Il caso di Emanuela Orlandi è tornato in testa alle cronache con la recente apertura di un’inchiesta vaticana e l’incontro, per la prima volta a 40 anni dalla scomparsa della 15enne, tra il fratello Pietro Orlandi e gli inquirenti della Santa Sede. Ma c’è un nodo centrale tra le maglie della nuova indagine: l’audio che il giornalista Alessandro Ambrosini ha diffuso pochi mesi fa contenente le dichiarazioni di Marcello Neroni, ex uomo della Magliana, in cui avanza esplicite accuse a Wojtyla sull’onda dello spettro della pedofilia nel cuore del Vaticano. A Chi l’ha visto?, oltre alla sorella di Emanuela Orlandi, Natalina, è intervenuto Antonio Mancini, un passato criminale come membro della Banda della Magliana e alle spalle il carcere prima della sua collaborazione con la giustizia.



Secondo Mancini, il contenuto dell’audio di Neroni, registrato nel 2009 e prodotto da Pietro Orlandi all’attenzione del promotore di giustizia vaticano Alessandro Diddi l’11 aprile scorso, non sarebbe credibile.
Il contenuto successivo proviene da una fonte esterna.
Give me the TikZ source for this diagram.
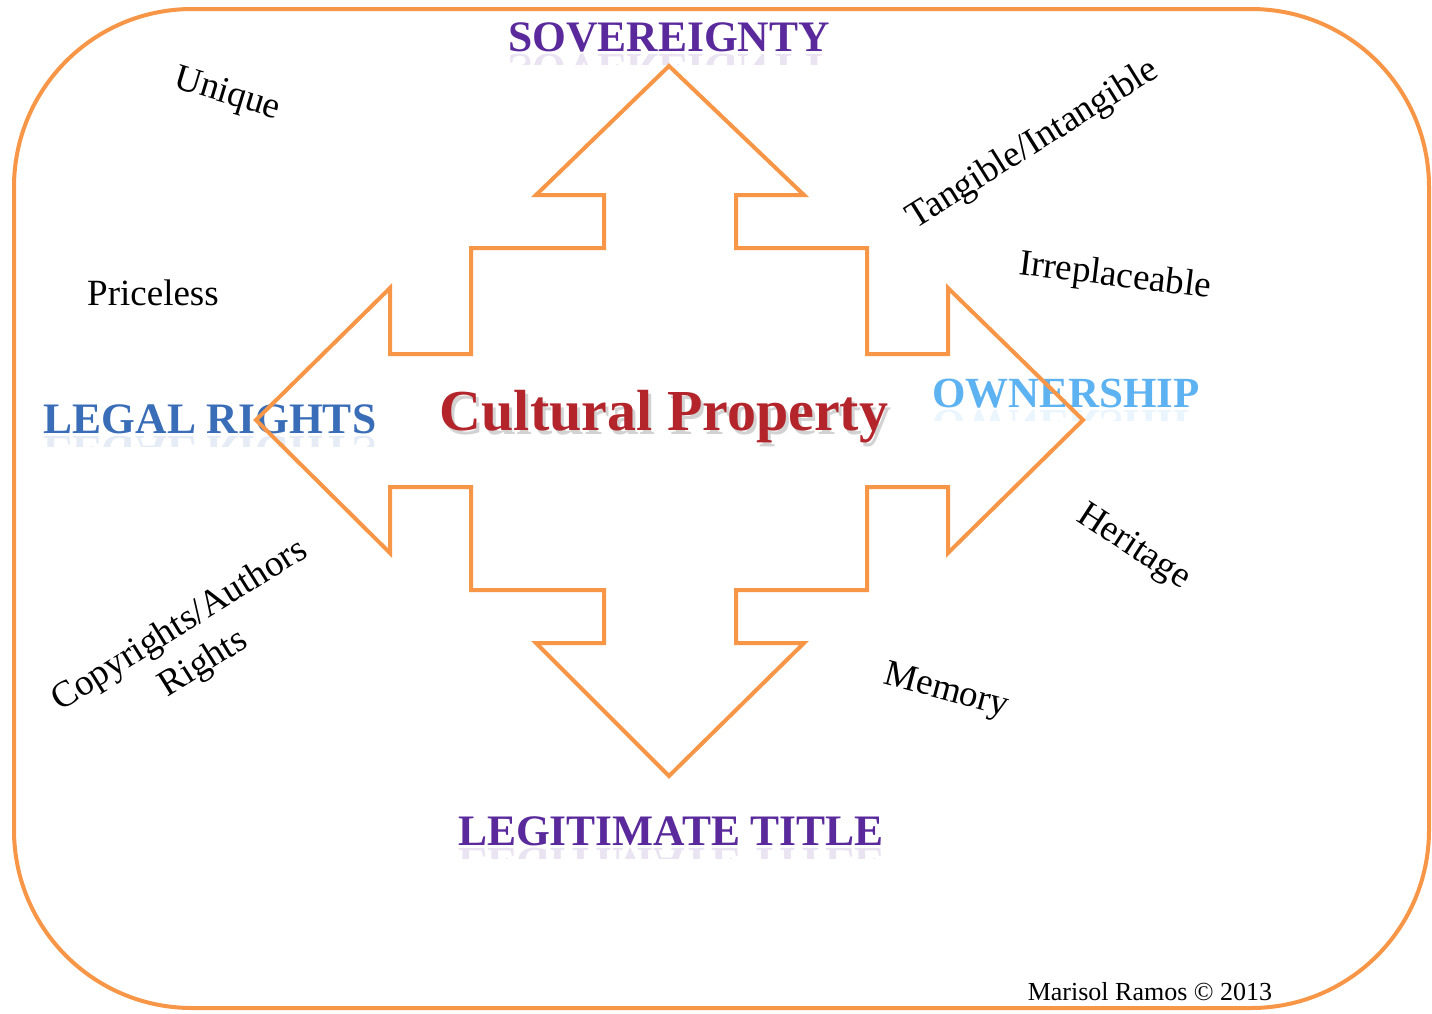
\documentclass[tikz,border=0pt]{standalone}
\usepackage{fontspec}
\setmainfont{Liberation Serif}
\definecolor{arroworange}{HTML}{F79646}
\definecolor{headpurple}{HTML}{5A2A9C}
\definecolor{legalblue}{HTML}{3A6DB8}
\definecolor{ownblue}{HTML}{5DB2F2}
\definecolor{cpred}{HTML}{B3242B}
\newcommand{\mirrorhead}[6]{%
  \begin{scope}
    \clip (#2-320,#3+2) rectangle (#2+320,#3+13);
    \node[head=#4, text=#5, yscale=-1, opacity=0.13] (#1m) at (#2,#3+3) {#6};
  \end{scope}
  \node[head=#4, text=#5] (#1) at (#2,#3) {#6};
}
\begin{document}
\begin{tikzpicture}[x=1pt,y=-1pt,
  frame/.style={draw=arroworange, line width=4pt},
  arrowline/.style={draw=arroworange, line width=4pt, line join=miter},
  word/.style={font=\fontsize{37}{45}\selectfont, inner sep=0pt, text=black},
  head/.style={font=\fontsize{#1}{#1}\selectfont\bfseries, inner sep=0pt, anchor=base}]
\useasboundingbox (0,0) rectangle (1432,1013);
\fill[white] (0,0) rectangle (1432,1013);
% outer frame
\draw[frame, rounded corners=178] (14,9) rectangle (1429,1008);
% headings
\mirrorhead{sov}{669}{51}{43.5}{headpurple}{SOVEREIGNTY}
\mirrorhead{legal}{210}{433}{43.5}{legalblue}{LEGAL RIGHTS}
\mirrorhead{own}{1066}{407}{43}{ownblue}{OWNERSHIP}
\mirrorhead{legit}{671}{845}{43.5}{headpurple}{LEGITIMATE TITLE}
% central title with shadow
\node[head=58, text=black!35, opacity=0.5] (cpshadow) at (667,434) {Cultural Property};
\node[head=58, text=cpred] (cp) at (664,430) {Cultural Property};
% arrow outline
\draw[arrowline] (669,66) -- (804,195) -- (736,195) -- (736,248) -- (867,248)
  -- (867,354) -- (948,354) -- (948,288) -- (1083,420) -- (948,553) -- (948,487)
  -- (867,487) -- (867,590) -- (736,590) -- (736,643) -- (804,643) -- (669,776)
  -- (536,643) -- (604,643) -- (604,590) -- (471,590) -- (471,487) -- (390,487)
  -- (390,553) -- (256,420) -- (390,288) -- (390,354) -- (471,354) -- (471,248)
  -- (604,248) -- (604,195) -- (536,195) -- cycle;
% descriptive words
\node[word, rotate=-17] (unique) at (227,95) {Unique};
\node[word, anchor=base] (priceless) at (153,305) {Priceless};
\node[word, rotate=32] (tangible) at (1033,145) {Tangible/Intangible};
\node[word, rotate=-7] (irrepl) at (1115,277) {Irreplaceable};
\node[word, rotate=-33] (heritage) at (1133,548) {Heritage};
\node[word, rotate=-15] (memory) at (946,692) {Memory};
\node[word, rotate=32, align=center] (copyr) at (192,645) {Copyrights/Authors\\Rights};
% credit
\node[inner sep=0pt, anchor=base, font=\fontsize{26}{30}\selectfont] (credit) at (1150,1000) {Marisol Ramos \textcopyright{} 2013};
\end{tikzpicture}
\end{document}
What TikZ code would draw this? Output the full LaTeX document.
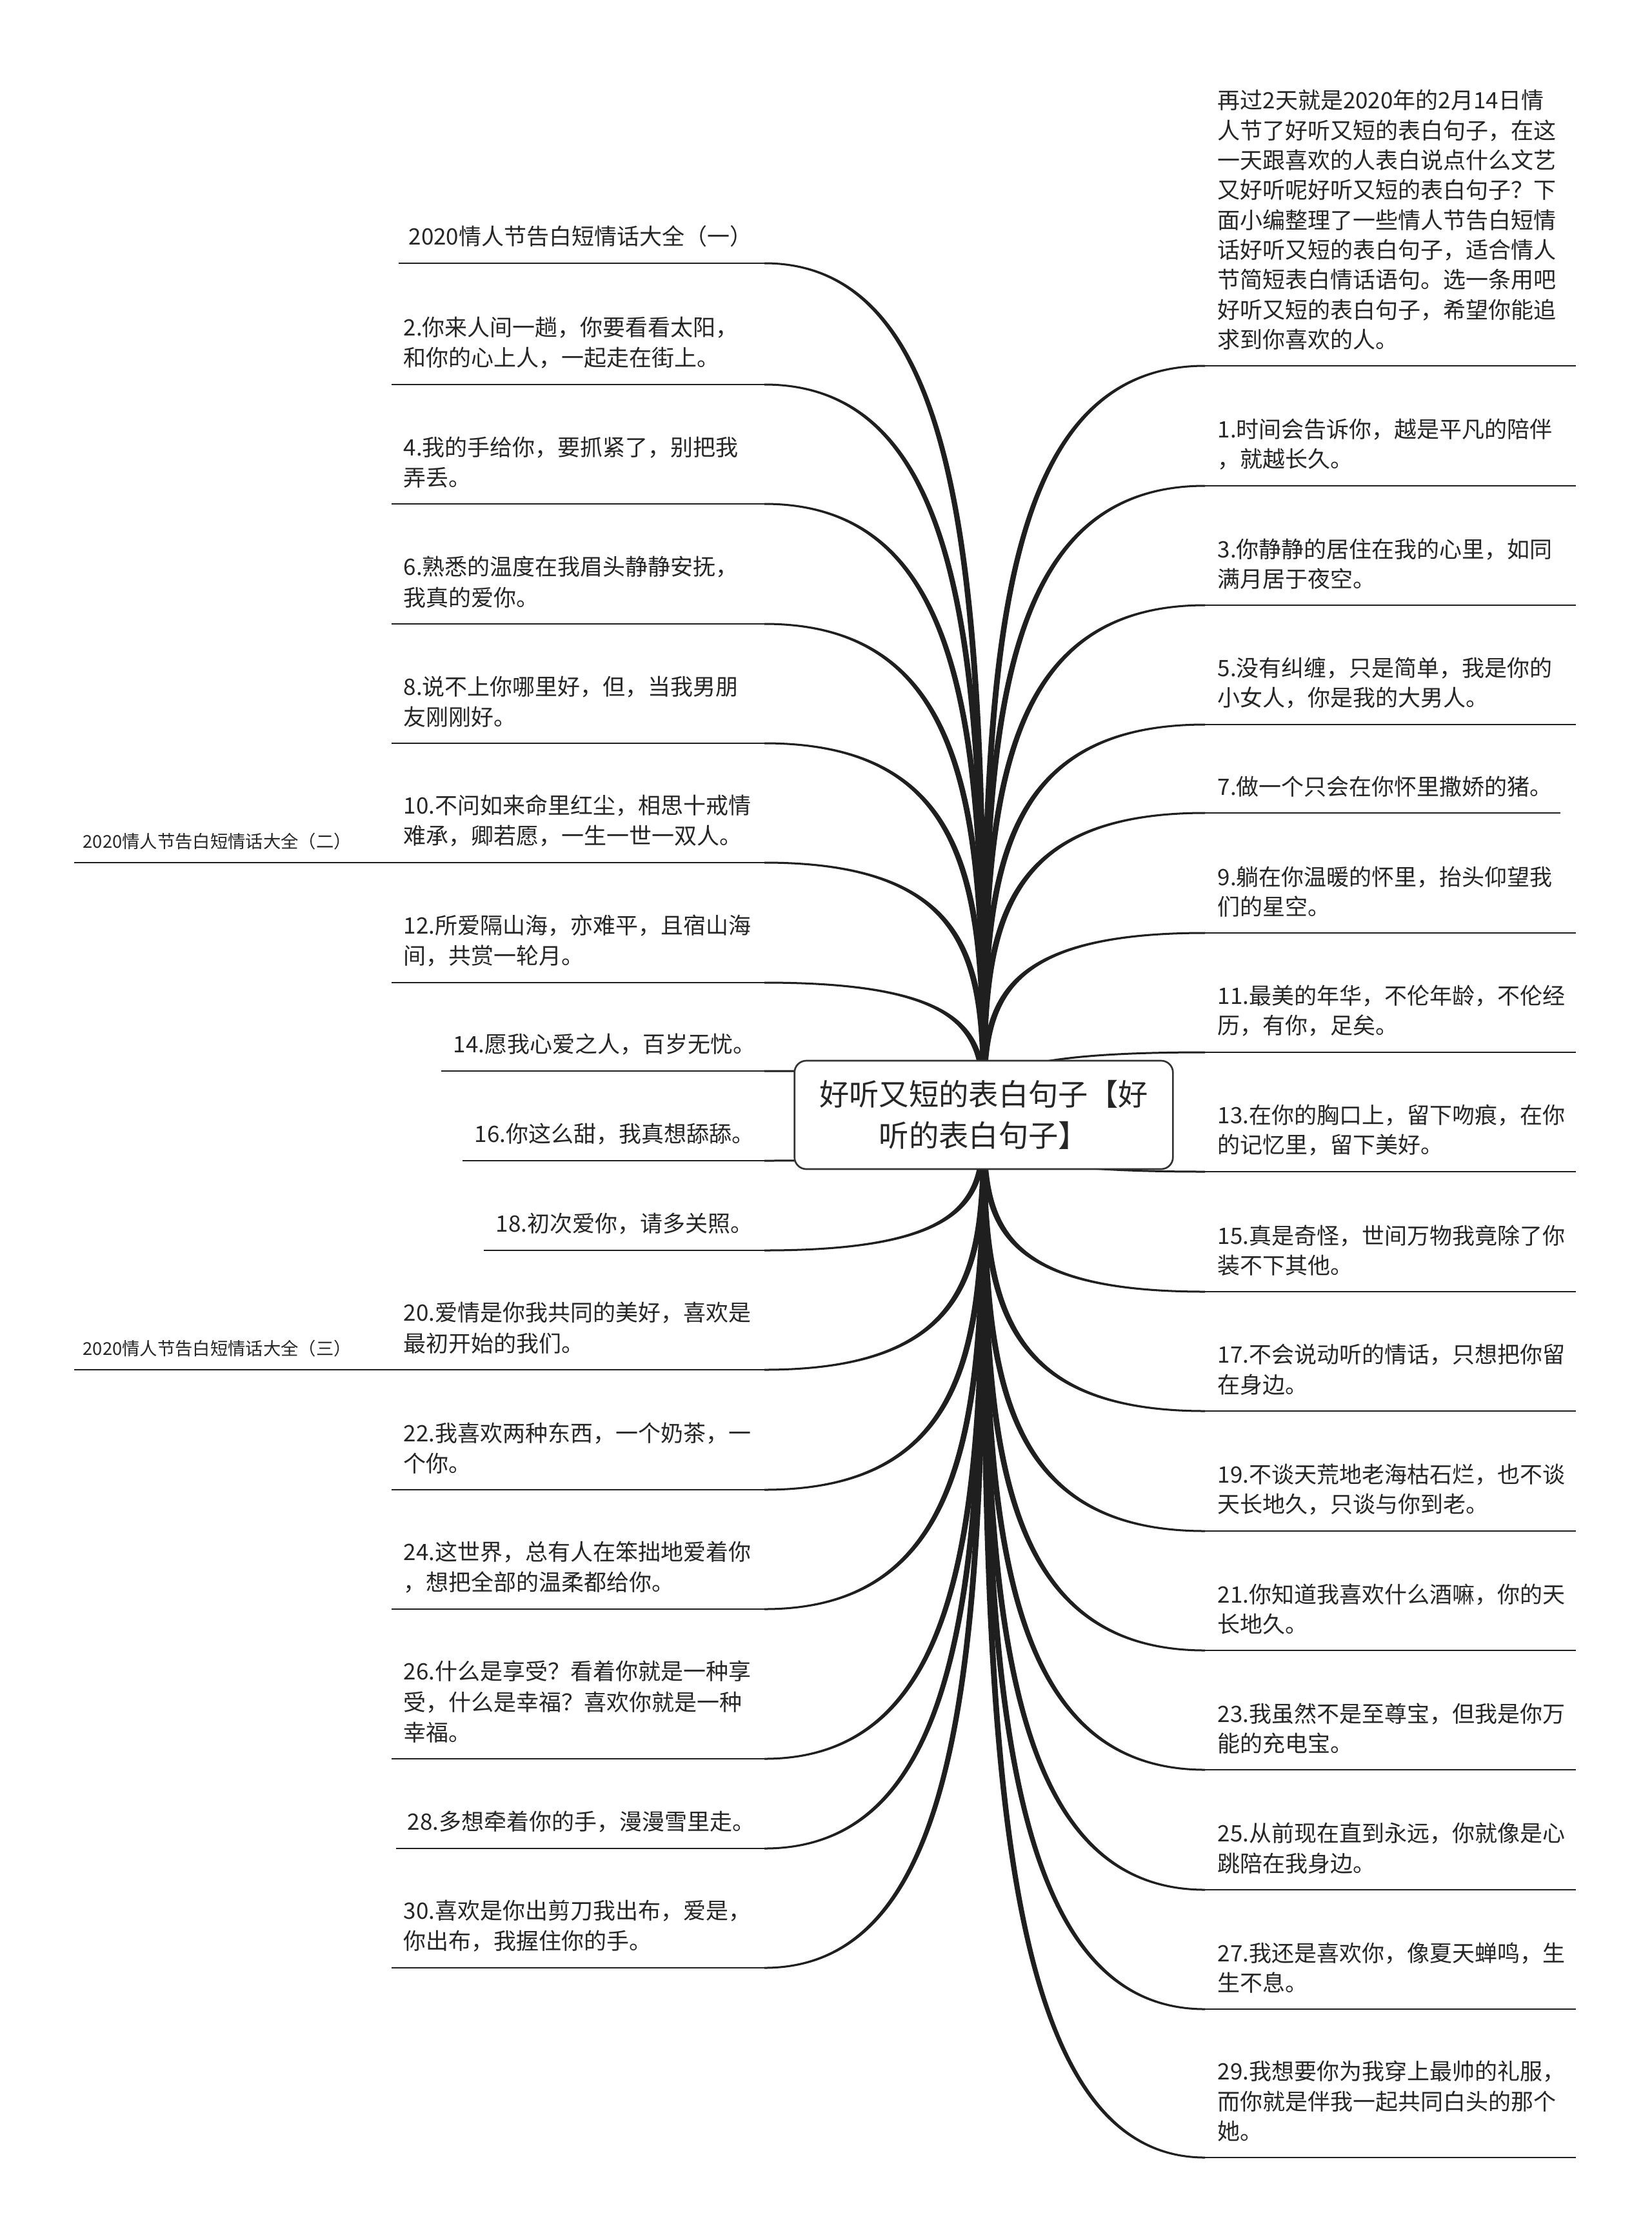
\documentclass[tikz,border=0pt]{standalone}
\usepackage{fontspec}
\setmainfont{Noto Sans CJK SC}
\usetikzlibrary{calc,backgrounds}
\newcommand\LFont{\fontsize{10.5pt}{14.25pt}\selectfont}
\newcommand\RFont{\fontsize{10.5pt}{13.9pt}\selectfont}
\newcommand\SFont{\fontsize{8.2pt}{10pt}\selectfont}
\newcommand\TFont{\fontsize{13.9pt}{19.2pt}\selectfont}
\tikzset{
 lt/.style={anchor=south west,inner sep=0pt,align=left,font=\LFont,text=black!85},
 rt/.style={anchor=south west,inner sep=0pt,align=left,font=\RFont,text=black!85},
 st/.style={anchor=south west,inner sep=0pt,font=\SFont,text=black!85},
 uline/.style={line width=0.8pt,draw=black!88},
 brc/.style={fill=black!88},
 rootbox/.style={draw=black!80,line width=0.8pt,fill=white,rounded corners=5.5pt,minimum width=176pt,minimum height=50.4pt,align=center,font=\TFont,text=black!85,inner sep=0pt}
}
\newcommand\LBranch[2]{%
 \begin{scope}[on background layer]
 \fill[brc] let \p1=(#1), \p2=(root.center), \n1={\y1+0.45*(\y2-\y1)} in
 (\x1,{\y1+(#2)*0.45pt}) .. controls ({\x2+1.4pt},{\y1+(#2)*0.45pt}) and ({\x2+1.4pt},{\n1*1pt}) .. ({\x2+1.4pt},\y2)
 -- ({\x2-1.4pt},\y2) .. controls ({\x2-1.4pt},{\n1*1pt}) and ({\x2-1.4pt},{\y1-(#2)*0.45pt}) .. (\x1,{\y1-(#2)*0.45pt}) -- cycle;
 \end{scope}}
\newcommand\RBranch[2]{%
 \begin{scope}[on background layer]
 \fill[brc] let \p1=(#1), \p2=(root.center), \n1={\y1+0.45*(\y2-\y1)} in
 (\x1,{\y1+(#2)*0.45pt}) .. controls ({\x2-1.4pt},{\y1+(#2)*0.45pt}) and ({\x2-1.4pt},{\n1*1pt}) .. ({\x2-1.4pt},\y2)
 -- ({\x2+1.4pt},\y2) .. controls ({\x2+1.4pt},{\n1*1pt}) and ({\x2+1.4pt},{\y1-(#2)*0.45pt}) .. (\x1,{\y1-(#2)*0.45pt}) -- cycle;
 \end{scope}}
\newcommand\LChild[6]{% name, underline y, line start x, text x, sign, text
 \coordinate (#1s) at (#3,#2);
 \coordinate (#1e) at (1185,#2);
 \node[lt] (#1) at (#4,#2-24) {#6};
 \draw[uline] (#1s) -- (#1e);
 \LBranch{#1e}{#5}}
\newcommand\RChild[5]{% name, underline y, line end x, sign, text
 \coordinate (#1s) at (1868,#2);
 \coordinate (#1e) at (#3,#2);
 \node[rt] (#1) at (1887,#2-24) {#5};
 \draw[uline] (#1s) -- (#1e);
 \RBranch{#1s}{#4}}
\begin{document}
\begin{tikzpicture}[x=0.3pt,y=-0.3pt]
\begin{scope}[on background layer]
\fill[white] (0,0) rectangle (2560,3461);
\end{scope}
\useasboundingbox (0,0) rectangle (2560,3461);
\node[rootbox] (root) at (1525,1728) {好听又短的表白句子【好\\听的表白句子】};

% left side
\LChild{T1}{408}{618}{633}{1}{2020情人节告白短情话大全（一）}
\LChild{L2}{596}{607}{625}{1}{2.你来人间一趟，你要看看太阳，\\和你的心上人，一起走在街上。}
\LChild{L4}{781}{607}{625}{1}{4.我的手给你，要抓紧了，别把我\\弄丢。}
\LChild{L6}{967}{607}{625}{1}{6.熟悉的温度在我眉头静静安抚，\\我真的爱你。}
\LChild{L8}{1152}{607}{625}{1}{8.说不上你哪里好，但，当我男朋\\友刚刚好。}
\LChild{L10}{1337}{607}{625}{1}{10.不问如来命里红尘，相思十戒情\\难承，卿若愿，一生一世一双人。}
\LChild{L12}{1523}{607}{625}{1}{12.所爱隔山海，亦难平，且宿山海\\间，共赏一轮月。}
\LChild{L14}{1660}{684}{702}{1}{14.愿我心爱之人，百岁无忧。}
\LChild{L16}{1799}{717}{735}{-1}{16.你这么甜，我真想舔舔。}
\LChild{L18}{1938}{750}{768}{-1}{18.初次爱你，请多关照。}
\LChild{L20}{2123}{607}{625}{-1}{20.爱情是你我共同的美好，喜欢是\\最初开始的我们。}
\LChild{L22}{2309}{607}{625}{-1}{22.我喜欢两种东西，一个奶茶，一\\个你。}
\LChild{L24}{2494}{607}{625}{-1}{24.这世界，总有人在笨拙地爱着你\\，想把全部的温柔都给你。}
\LChild{L26}{2726}{607}{625}{-1}{26.什么是享受？看着你就是一种享\\受，什么是幸福？喜欢你就是一种\\幸福。}
\LChild{L28}{2865}{614}{631}{-1}{28.多想牵着你的手，漫漫雪里走。}
\LChild{L30}{3050}{607}{625}{-1}{30.喜欢是你出剪刀我出布，爱是，\\你出布，我握住你的手。}

\node[st] (G2) at (128,1318) {2020情人节告白短情话大全（二）};
\coordinate (G2s) at (115,1337);
\draw[uline] (G2s) -- (L10s);
\node[st] (G3) at (128,2104) {2020情人节告白短情话大全（三）};
\coordinate (G3s) at (115,2123);
\draw[uline] (G3s) -- (L20s);

% right side
\RChild{R0}{567}{2443}{1}{再过2天就是2020年的2月14日情\\人节了好听又短的表白句子，在这\\一天跟喜欢的人表白说点什么文艺\\又好听呢好听又短的表白句子？下\\面小编整理了一些情人节告白短情\\话好听又短的表白句子，适合情人\\节简短表白情话语句。选一条用吧\\好听又短的表白句子，希望你能追\\求到你喜欢的人。}
\RChild{R1}{753}{2443}{1}{1.时间会告诉你，越是平凡的陪伴\\，就越长久。}
\RChild{R3}{938}{2443}{1}{3.你静静的居住在我的心里，如同\\满月居于夜空。}
\RChild{R5}{1123}{2443}{1}{5.没有纠缠，只是简单，我是你的\\小女人，你是我的大男人。}
\RChild{R7}{1260}{2419}{1}{7.做一个只会在你怀里撒娇的猪。}
\RChild{R9}{1446}{2443}{1}{9.躺在你温暖的怀里，抬头仰望我\\们的星空。}
\RChild{R11}{1631}{2443}{1}{11.最美的年华，不伦年龄，不伦经\\历，有你，足矣。}
\RChild{R13}{1816}{2443}{-1}{13.在你的胸口上，留下吻痕，在你\\的记忆里，留下美好。}
\RChild{R15}{2002}{2443}{-1}{15.真是奇怪，世间万物我竟除了你\\装不下其他。}
\RChild{R17}{2187}{2443}{-1}{17.不会说动听的情话，只想把你留\\在身边。}
\RChild{R19}{2373}{2443}{-1}{19.不谈天荒地老海枯石烂，也不谈\\天长地久，只谈与你到老。}
\RChild{R21}{2558}{2443}{-1}{21.你知道我喜欢什么酒嘛，你的天\\长地久。}
\RChild{R23}{2743}{2443}{-1}{23.我虽然不是至尊宝，但我是你万\\能的充电宝。}
\RChild{R25}{2929}{2443}{-1}{25.从前现在直到永远，你就像是心\\跳陪在我身边。}
\RChild{R27}{3114}{2443}{-1}{27.我还是喜欢你，像夏天蝉鸣，生\\生不息。}
\RChild{R29}{3344}{2443}{-1}{29.我想要你为我穿上最帅的礼服，\\而你就是伴我一起共同白头的那个\\她。}
\end{tikzpicture}
\end{document}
A detta di Mancini, Neroni non sarebbe stato altro che un “tirapiedi”, un “ammorbidente” per i riottosi che si rifiutavano di pagare nel tessuto delle estorsioni, ma Enrico De Pedis, il boss della Magliana noto come “Renatino”, non avrebbe nutrito alcuna stima né fiducia in lui e non gli avrebbe mai rivelato segreti criminali di qualunque entità, figurarsi cose indicibili come quelle di cui disse di essere a conoscenza relativamente alla scomparsa Orlandi.



Caso Emanuela Orlandi: le parole di Antonio Mancini su Marcello Neroni

L’audio dell’uomo della Magliana che accusa Wojtyla di pedofilia, Marcello Neroni, fu registrato da Alessandro Ambrosini, il giornalista che poi lo ha diffuso pochi mesi fa attraverso il suo blog Notte Criminale, nel 2009. “Non è un personaggio a caso, un personaggio minore, è un personaggio laterale che è il nodo tra il mondo di sotto e mondo di mezzo. Non ha detto cose a caso, è stato specifico“, ha sottolineato Ambrosini. Pietro Orlandi lo ha portato all’attenzione di Diddi durante l’incontro di pochi giorni fa in Vaticano, e la famiglia di Emanuela Orlandi ha precisato che, al netto di ogni polemica sulle ombre che quelle dichiarazioni getterebbero sul papato di Giovanni Paolo II, non c’è alcuna intenzione di infangare la memoria di Wojtyla. Il solo interesse degli Orlandi è conoscere qual è stata la sorte di Emanuela e analizzare ogni declinazione degli eventi che potrebbero aver portato al suo rapimento.



Secondo Antonio Mancini, un uomo con un ruolo di scarso rilievo quale quello di Marcello Neroni all’interno della Banda della Magliana non avrebbe potuto conoscere alcun segreto scottante né essere il confidente di De Pedis, tantomeno in merito al presunto ruolo del Vaticano nella scomparsa di Emanuela Orlandi. “Neroni io lo conosco dagli anni ’60 – ha raccontato Mancini a Chi l’ha visto?, da quando Roma non era ancora criminale ma solo malavitosa. Siccome era forte di mani, sapeva menare, lui era tra quelli che erano “ammorbidenti”, cioè che andavano dai riottosi che non volevano pagare per renderli più ‘malleabili’. Io fui arrestato nell’operazione Colosseo e tra questi arresti c’era anche Marcello Neroni (…) Renatino, a differenza di quanto lui afferma oggi, lo trattava come un tirapiedi (…), non solo non si fidava di lui e non lo stimava, non gli era amico, ma era nient’altro che uno da usare come ne usava tanti“.